Friday, March 13, 2009

Conforming Jumbo and Mortgage Insurance in California

One of the changes in the stimulus bill was to raise the "Conforming Jumbo", loans greater than the conforming limit but still eligible for purchase by the GSE's, loan limits back to $729,750. From the previous LTV charts I've posted I've tried to define what is going on in the space between conforming and the jumbo conforming loan limits. I think the effect of the limits being raised back to $729,750 will be even more muted than it was last year. The reason why is that private mortgage insurance is increasingly becoming harder and harder to find in California for the conforming jumbo space.

Here is a summary of the private mortgage insurers I looked at..

  • MGIC - Has a maximum loan amount of $650,000 for California. Will only underwrite mortgage insurance for LTV's <= 85% for those jumbo conforming loans.
  • Radian - No Conforming Jumbos allowed at all. No Condos, Attached PUDs or second homes allowed for any product. 720 fico minimum required. They basically will only do 10% down conforming full doc files now.
  • PMI - No Conforming Jumbos allowed in distressed markets. California is on their distressed market list.
  • Genworth - No Conforming Jumbos allowed in distressed markets. California is on their distressed market list.

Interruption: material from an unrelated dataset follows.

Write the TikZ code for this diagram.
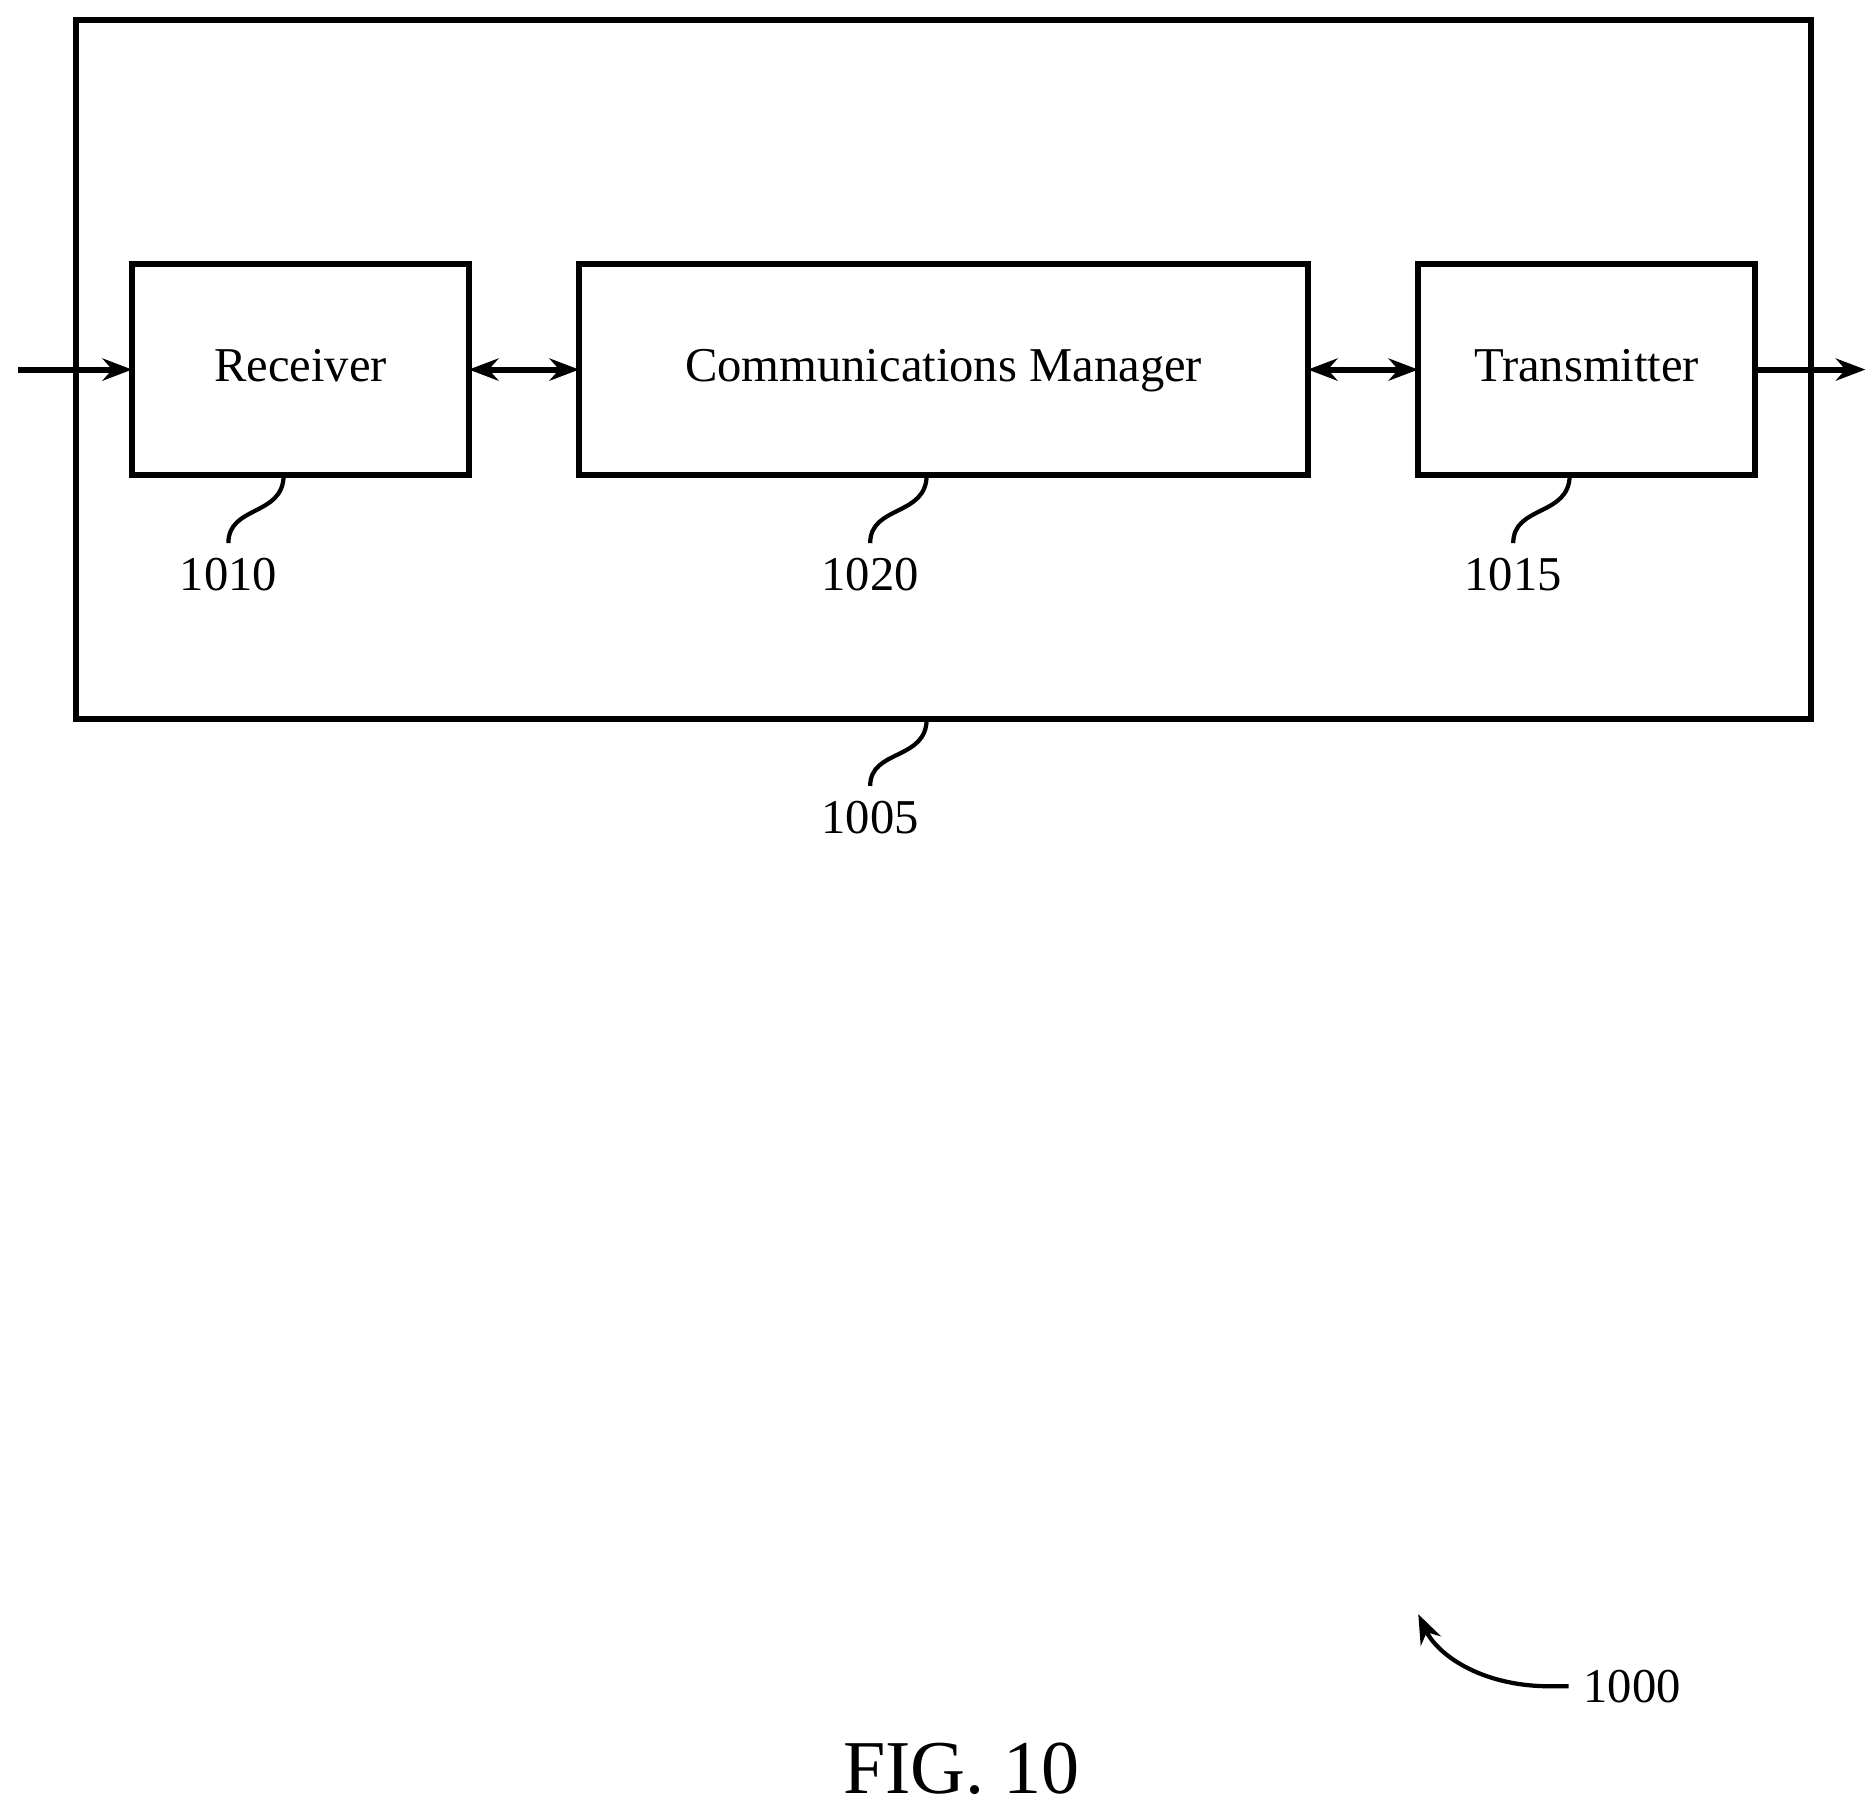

The only low down option for borrowers seems to be FHA. But FHA underwriting is stricter and FHA insurance is expensive. The front end ratio will stop most deals. There are other factors like how they calculate income which would disallow even more borrowers. Then of course is the minimum property requirements that must be met in order for the property to qualify for a FHA loan. Needless to say I don't think jumbo conforming loans will have much of an effect on this upcoming buying season.